__What to produce__. Both boundary lines count: repeat, exactly and alone, the lines from the one containing "Clone this chart in D3.js." to the one containing "const aDiaErr = [0, 0, 0, 0, 0, 0, 5, 0];", with pictures left out.

__Supplied material__.
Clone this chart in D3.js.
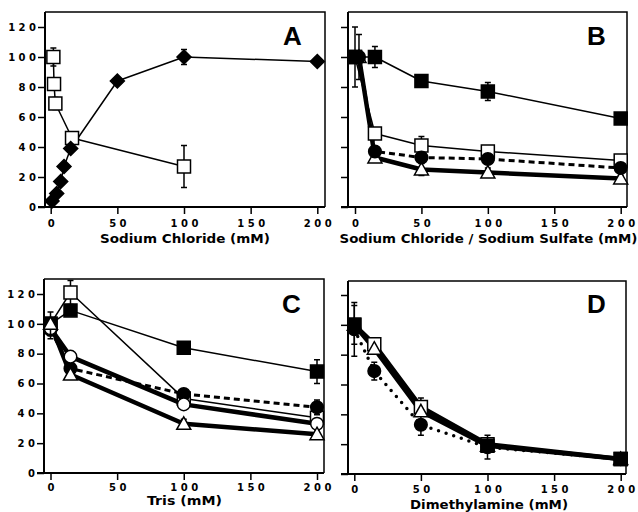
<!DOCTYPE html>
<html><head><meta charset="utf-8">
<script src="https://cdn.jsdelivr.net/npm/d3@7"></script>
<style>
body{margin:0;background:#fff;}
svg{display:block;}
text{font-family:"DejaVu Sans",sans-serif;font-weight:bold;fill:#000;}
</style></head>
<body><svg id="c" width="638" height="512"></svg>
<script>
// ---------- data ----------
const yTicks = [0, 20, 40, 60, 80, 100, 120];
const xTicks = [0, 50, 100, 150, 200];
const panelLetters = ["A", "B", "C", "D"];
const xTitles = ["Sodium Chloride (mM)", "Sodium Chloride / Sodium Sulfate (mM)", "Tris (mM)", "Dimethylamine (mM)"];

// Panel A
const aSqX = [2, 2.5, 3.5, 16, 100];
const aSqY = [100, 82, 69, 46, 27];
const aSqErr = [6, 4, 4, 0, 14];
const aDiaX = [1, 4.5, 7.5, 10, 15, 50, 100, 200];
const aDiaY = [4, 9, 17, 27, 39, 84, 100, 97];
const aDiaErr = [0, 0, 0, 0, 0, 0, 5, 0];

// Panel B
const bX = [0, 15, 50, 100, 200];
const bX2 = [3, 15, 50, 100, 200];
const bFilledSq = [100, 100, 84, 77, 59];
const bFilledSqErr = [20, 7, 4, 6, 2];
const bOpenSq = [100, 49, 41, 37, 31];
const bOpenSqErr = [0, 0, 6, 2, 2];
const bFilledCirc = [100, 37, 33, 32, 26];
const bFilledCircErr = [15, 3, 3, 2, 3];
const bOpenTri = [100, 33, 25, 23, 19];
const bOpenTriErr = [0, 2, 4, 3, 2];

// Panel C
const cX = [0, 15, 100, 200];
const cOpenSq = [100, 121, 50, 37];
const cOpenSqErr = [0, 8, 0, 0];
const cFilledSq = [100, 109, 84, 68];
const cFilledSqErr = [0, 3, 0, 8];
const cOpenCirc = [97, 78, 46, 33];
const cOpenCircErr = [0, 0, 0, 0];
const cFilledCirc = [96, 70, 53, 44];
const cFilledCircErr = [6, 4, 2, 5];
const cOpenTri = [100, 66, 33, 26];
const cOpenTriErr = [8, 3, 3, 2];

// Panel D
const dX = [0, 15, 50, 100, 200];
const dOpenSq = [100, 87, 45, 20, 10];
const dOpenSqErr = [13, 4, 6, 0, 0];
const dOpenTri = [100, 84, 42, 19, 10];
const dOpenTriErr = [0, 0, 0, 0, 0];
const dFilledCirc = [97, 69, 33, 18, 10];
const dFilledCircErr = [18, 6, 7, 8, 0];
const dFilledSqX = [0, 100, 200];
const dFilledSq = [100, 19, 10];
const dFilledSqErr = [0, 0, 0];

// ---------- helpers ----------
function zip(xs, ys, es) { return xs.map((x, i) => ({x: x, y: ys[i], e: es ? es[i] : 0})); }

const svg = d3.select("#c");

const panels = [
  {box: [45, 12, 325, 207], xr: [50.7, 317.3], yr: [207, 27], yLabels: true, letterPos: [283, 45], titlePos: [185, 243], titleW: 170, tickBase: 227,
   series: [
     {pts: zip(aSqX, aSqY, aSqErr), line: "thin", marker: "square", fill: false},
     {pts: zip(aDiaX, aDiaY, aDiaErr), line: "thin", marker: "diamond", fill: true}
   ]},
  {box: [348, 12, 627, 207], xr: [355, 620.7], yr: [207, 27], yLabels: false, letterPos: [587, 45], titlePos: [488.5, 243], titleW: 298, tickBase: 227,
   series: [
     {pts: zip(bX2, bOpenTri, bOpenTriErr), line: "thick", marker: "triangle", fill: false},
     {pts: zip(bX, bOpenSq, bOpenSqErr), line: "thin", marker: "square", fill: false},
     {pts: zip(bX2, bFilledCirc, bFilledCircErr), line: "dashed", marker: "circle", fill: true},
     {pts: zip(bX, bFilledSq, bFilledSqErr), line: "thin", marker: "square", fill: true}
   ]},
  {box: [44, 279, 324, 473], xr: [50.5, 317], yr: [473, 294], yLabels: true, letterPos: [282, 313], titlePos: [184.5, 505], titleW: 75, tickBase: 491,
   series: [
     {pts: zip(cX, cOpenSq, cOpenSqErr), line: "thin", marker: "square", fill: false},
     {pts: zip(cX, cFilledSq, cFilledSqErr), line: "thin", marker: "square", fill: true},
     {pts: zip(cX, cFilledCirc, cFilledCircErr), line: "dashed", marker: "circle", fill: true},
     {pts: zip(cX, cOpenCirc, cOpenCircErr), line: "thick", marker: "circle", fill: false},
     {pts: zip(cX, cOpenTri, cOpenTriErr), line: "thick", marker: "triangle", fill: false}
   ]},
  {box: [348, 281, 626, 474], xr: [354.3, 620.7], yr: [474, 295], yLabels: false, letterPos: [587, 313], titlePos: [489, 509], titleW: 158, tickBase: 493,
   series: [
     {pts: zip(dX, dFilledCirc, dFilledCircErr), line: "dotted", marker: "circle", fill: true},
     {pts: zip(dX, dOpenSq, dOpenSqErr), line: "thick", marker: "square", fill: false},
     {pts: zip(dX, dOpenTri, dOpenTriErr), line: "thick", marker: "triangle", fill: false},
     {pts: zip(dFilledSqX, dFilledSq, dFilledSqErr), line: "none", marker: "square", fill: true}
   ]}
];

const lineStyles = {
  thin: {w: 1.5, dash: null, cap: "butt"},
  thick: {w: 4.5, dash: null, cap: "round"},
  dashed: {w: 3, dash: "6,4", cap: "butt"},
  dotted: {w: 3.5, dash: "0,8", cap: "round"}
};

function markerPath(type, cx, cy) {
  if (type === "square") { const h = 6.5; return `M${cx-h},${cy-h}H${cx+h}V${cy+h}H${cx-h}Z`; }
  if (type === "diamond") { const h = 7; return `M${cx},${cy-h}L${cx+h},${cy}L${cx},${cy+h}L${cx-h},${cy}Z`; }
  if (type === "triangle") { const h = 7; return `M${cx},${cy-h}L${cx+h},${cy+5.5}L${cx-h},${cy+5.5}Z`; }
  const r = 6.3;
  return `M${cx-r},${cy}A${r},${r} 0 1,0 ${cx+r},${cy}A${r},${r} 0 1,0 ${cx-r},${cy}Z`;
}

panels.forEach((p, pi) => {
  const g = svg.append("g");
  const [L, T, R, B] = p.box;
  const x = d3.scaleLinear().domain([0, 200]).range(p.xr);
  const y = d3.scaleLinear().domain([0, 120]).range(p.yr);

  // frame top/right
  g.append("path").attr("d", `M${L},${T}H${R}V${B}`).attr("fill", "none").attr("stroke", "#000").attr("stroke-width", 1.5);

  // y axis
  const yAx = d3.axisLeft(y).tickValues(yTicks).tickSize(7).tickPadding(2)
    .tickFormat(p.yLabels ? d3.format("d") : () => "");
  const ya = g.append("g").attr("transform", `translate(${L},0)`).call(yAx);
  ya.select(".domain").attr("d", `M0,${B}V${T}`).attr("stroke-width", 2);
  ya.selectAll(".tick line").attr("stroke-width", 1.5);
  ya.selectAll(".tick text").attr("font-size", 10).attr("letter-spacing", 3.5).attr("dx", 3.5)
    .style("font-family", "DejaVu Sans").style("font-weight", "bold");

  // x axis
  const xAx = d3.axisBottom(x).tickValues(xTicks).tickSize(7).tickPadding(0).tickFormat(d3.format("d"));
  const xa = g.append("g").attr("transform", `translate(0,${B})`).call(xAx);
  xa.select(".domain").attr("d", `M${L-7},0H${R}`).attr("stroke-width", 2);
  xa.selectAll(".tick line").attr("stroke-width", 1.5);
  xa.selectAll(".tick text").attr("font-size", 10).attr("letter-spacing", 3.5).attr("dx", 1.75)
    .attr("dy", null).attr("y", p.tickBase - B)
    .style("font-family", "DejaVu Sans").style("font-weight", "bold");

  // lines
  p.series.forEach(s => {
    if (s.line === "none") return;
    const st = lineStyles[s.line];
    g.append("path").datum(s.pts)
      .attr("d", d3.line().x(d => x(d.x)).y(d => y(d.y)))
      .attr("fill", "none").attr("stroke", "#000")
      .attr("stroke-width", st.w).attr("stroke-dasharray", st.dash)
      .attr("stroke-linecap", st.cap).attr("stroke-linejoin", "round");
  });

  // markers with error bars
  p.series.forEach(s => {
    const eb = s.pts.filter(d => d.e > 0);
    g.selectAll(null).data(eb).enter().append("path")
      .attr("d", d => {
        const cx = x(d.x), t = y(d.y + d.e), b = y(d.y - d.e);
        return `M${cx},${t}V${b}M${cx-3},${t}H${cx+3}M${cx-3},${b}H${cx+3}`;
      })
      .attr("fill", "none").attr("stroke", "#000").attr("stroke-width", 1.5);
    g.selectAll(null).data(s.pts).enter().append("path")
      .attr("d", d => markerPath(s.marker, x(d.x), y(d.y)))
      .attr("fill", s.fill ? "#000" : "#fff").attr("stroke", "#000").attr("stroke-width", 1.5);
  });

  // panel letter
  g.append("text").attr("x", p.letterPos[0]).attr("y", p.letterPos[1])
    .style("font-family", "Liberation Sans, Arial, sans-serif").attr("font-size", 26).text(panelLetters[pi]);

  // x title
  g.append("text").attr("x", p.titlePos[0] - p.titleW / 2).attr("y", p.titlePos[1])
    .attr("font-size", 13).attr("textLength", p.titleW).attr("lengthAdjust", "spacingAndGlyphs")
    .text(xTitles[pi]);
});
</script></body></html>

* * *

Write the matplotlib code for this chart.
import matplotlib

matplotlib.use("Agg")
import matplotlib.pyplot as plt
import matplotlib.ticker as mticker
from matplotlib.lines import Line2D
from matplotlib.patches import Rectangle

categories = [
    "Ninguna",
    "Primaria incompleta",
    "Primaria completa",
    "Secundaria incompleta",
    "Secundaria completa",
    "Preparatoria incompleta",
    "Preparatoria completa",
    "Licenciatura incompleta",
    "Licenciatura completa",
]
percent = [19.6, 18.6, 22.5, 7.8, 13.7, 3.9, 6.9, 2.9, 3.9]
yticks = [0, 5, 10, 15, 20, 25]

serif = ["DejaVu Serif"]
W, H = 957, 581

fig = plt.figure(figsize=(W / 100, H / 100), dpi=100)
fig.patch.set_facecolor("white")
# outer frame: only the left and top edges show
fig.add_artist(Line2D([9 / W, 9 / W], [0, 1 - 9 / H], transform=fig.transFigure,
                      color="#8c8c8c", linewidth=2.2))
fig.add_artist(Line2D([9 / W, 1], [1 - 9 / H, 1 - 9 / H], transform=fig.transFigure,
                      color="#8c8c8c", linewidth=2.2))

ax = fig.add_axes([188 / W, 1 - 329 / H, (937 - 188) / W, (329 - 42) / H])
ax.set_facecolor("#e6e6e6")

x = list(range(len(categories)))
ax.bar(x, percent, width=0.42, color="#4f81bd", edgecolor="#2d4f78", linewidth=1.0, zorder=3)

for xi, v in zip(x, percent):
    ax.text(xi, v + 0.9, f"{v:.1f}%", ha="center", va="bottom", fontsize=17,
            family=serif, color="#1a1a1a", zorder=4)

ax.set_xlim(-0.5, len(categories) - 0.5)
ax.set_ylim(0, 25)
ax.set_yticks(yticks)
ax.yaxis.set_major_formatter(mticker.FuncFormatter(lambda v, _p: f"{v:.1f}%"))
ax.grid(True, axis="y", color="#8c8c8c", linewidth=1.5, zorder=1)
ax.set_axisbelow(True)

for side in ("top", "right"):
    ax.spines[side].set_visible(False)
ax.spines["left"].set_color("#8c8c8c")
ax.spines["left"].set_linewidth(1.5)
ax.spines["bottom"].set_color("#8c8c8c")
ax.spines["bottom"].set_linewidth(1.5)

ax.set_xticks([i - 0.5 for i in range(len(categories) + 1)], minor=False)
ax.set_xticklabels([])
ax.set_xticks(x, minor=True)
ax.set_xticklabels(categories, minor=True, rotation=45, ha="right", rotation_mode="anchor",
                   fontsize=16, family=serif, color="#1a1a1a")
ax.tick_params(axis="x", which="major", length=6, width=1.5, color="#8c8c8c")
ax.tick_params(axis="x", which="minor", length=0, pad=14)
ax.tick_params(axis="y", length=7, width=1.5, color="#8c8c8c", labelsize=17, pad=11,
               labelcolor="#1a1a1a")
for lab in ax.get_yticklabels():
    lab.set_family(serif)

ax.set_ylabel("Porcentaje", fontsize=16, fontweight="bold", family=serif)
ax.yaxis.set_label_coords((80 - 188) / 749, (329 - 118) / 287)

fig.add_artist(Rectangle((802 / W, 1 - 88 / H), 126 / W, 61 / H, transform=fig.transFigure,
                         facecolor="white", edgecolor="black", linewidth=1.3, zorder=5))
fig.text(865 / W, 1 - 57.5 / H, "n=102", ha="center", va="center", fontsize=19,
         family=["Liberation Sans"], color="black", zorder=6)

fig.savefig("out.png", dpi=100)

---

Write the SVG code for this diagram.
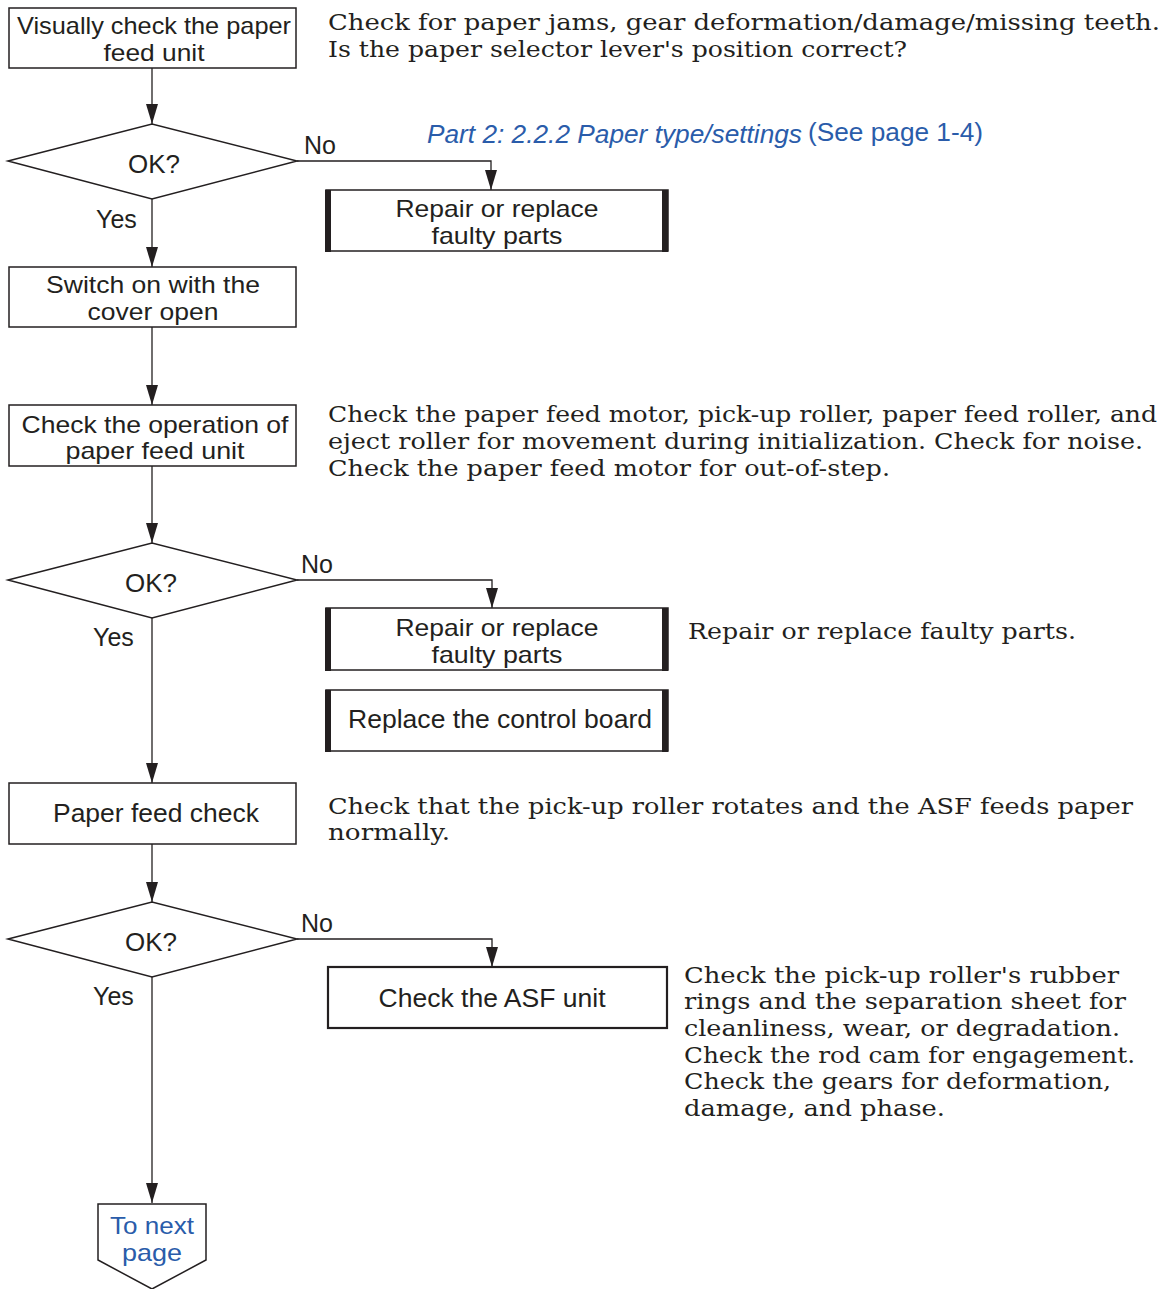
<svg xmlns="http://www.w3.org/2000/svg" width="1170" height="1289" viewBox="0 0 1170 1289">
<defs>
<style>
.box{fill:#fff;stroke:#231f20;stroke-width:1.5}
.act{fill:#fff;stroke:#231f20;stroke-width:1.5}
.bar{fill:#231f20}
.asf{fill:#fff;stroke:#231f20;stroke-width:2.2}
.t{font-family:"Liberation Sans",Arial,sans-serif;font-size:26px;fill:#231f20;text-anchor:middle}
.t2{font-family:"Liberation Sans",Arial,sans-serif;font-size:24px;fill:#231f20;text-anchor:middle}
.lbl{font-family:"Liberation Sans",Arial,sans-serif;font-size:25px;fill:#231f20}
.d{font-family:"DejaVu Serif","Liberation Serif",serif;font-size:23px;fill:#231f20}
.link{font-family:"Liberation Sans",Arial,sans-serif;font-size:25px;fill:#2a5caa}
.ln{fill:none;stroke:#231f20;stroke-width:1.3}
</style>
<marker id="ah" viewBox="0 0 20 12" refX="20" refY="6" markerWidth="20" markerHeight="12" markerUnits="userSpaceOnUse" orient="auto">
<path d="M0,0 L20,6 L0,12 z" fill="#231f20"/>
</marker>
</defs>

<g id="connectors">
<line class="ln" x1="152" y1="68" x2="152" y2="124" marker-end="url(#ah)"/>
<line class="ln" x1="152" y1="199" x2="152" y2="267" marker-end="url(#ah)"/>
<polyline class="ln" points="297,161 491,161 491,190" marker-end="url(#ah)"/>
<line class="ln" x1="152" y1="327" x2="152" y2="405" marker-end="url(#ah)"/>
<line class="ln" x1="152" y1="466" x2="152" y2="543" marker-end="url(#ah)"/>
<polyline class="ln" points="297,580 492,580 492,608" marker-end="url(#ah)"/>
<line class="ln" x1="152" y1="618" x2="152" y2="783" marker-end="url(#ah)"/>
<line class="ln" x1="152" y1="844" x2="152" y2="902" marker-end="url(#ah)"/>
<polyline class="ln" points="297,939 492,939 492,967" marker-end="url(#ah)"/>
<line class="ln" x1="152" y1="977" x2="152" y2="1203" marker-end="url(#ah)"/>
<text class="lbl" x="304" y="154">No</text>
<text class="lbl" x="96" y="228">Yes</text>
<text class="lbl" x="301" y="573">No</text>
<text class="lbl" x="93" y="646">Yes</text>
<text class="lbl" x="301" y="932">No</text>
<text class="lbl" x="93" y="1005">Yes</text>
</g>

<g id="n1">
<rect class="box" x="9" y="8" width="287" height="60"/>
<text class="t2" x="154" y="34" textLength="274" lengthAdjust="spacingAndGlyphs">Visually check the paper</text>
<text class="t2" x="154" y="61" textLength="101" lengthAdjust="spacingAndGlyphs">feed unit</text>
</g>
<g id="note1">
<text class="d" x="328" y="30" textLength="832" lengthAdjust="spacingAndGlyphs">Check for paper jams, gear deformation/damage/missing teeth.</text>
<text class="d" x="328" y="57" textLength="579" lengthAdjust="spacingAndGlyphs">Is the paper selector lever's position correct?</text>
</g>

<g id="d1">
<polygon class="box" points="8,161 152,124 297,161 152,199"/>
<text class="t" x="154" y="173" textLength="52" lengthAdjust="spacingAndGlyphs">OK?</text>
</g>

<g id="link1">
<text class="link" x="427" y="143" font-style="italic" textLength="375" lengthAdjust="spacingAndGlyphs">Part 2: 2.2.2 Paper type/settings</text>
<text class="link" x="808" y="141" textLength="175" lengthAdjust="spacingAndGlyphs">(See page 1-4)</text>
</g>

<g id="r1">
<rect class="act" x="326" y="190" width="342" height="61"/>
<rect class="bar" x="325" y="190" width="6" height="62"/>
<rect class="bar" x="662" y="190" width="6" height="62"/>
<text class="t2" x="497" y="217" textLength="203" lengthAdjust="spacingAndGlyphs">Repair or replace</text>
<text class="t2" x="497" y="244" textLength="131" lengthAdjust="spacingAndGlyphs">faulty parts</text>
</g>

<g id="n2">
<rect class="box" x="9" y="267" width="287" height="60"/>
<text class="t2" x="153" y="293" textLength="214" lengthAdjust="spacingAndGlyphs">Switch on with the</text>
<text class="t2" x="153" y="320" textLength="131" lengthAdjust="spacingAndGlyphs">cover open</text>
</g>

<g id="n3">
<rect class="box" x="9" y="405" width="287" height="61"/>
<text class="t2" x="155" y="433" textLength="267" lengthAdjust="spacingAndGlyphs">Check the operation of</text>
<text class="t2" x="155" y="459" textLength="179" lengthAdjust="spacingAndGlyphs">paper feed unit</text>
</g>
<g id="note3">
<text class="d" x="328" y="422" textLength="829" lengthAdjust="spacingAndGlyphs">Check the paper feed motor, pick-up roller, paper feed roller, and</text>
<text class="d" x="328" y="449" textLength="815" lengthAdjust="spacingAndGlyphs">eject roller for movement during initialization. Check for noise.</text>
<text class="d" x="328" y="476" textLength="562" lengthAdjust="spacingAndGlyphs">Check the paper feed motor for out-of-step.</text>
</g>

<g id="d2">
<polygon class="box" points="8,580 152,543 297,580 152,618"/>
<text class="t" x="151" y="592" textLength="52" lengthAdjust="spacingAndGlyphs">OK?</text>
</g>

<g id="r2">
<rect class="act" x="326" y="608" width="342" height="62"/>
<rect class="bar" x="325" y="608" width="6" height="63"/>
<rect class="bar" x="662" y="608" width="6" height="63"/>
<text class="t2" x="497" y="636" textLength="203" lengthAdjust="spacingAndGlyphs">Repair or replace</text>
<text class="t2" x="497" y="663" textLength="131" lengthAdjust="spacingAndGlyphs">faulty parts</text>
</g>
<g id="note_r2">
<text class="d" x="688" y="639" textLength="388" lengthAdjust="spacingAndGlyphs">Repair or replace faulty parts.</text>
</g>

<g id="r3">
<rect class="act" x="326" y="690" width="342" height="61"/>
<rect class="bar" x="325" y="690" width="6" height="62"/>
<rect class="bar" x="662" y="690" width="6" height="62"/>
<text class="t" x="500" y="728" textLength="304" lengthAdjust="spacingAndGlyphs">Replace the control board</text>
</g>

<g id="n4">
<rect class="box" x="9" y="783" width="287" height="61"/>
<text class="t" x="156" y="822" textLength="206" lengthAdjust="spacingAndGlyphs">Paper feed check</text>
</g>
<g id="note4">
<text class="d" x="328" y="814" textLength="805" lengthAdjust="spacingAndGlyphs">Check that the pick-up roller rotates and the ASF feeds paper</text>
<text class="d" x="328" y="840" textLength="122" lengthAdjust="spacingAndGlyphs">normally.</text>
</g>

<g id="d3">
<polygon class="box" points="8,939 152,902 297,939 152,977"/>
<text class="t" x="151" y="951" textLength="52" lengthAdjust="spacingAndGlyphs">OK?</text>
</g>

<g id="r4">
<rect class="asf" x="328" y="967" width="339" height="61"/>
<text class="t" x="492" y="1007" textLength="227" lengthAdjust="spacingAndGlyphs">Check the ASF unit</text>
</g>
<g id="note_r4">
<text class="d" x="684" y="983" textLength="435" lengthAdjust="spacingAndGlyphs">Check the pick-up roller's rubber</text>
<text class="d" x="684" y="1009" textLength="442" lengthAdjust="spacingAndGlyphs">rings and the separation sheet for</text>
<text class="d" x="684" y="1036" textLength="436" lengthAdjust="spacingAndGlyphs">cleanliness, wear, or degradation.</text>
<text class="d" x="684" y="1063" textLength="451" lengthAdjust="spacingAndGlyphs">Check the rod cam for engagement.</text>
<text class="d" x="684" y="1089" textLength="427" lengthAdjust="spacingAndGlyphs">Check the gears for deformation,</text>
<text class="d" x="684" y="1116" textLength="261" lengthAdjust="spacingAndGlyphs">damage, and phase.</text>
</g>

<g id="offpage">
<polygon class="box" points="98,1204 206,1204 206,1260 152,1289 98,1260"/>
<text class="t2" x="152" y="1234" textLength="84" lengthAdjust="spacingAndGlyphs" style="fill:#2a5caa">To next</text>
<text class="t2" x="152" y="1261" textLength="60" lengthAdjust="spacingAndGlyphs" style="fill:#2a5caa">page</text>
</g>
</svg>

__Response to the exercise__.
Clone this chart in D3.js.
<!DOCTYPE html>
<html><head><meta charset="utf-8">
<script src="https://cdn.jsdelivr.net/npm/d3@7"></script>
<style>
body{margin:0;background:#fff;}
svg{display:block;}
text{font-family:"DejaVu Sans",sans-serif;font-weight:bold;fill:#000;}
</style></head>
<body><svg id="c" width="638" height="512"></svg>
<script>
// ---------- data ----------
const yTicks = [0, 20, 40, 60, 80, 100, 120];
const xTicks = [0, 50, 100, 150, 200];
const panelLetters = ["A", "B", "C", "D"];
const xTitles = ["Sodium Chloride (mM)", "Sodium Chloride / Sodium Sulfate (mM)", "Tris (mM)", "Dimethylamine (mM)"];

// Panel A
const aSqX = [2, 2.5, 3.5, 16, 100];
const aSqY = [100, 82, 69, 46, 27];
const aSqErr = [6, 4, 4, 0, 14];
const aDiaX = [1, 4.5, 7.5, 10, 15, 50, 100, 200];
const aDiaY = [4, 9, 17, 27, 39, 84, 100, 97];
const aDiaErr = [0, 0, 0, 0, 0, 0, 5, 0];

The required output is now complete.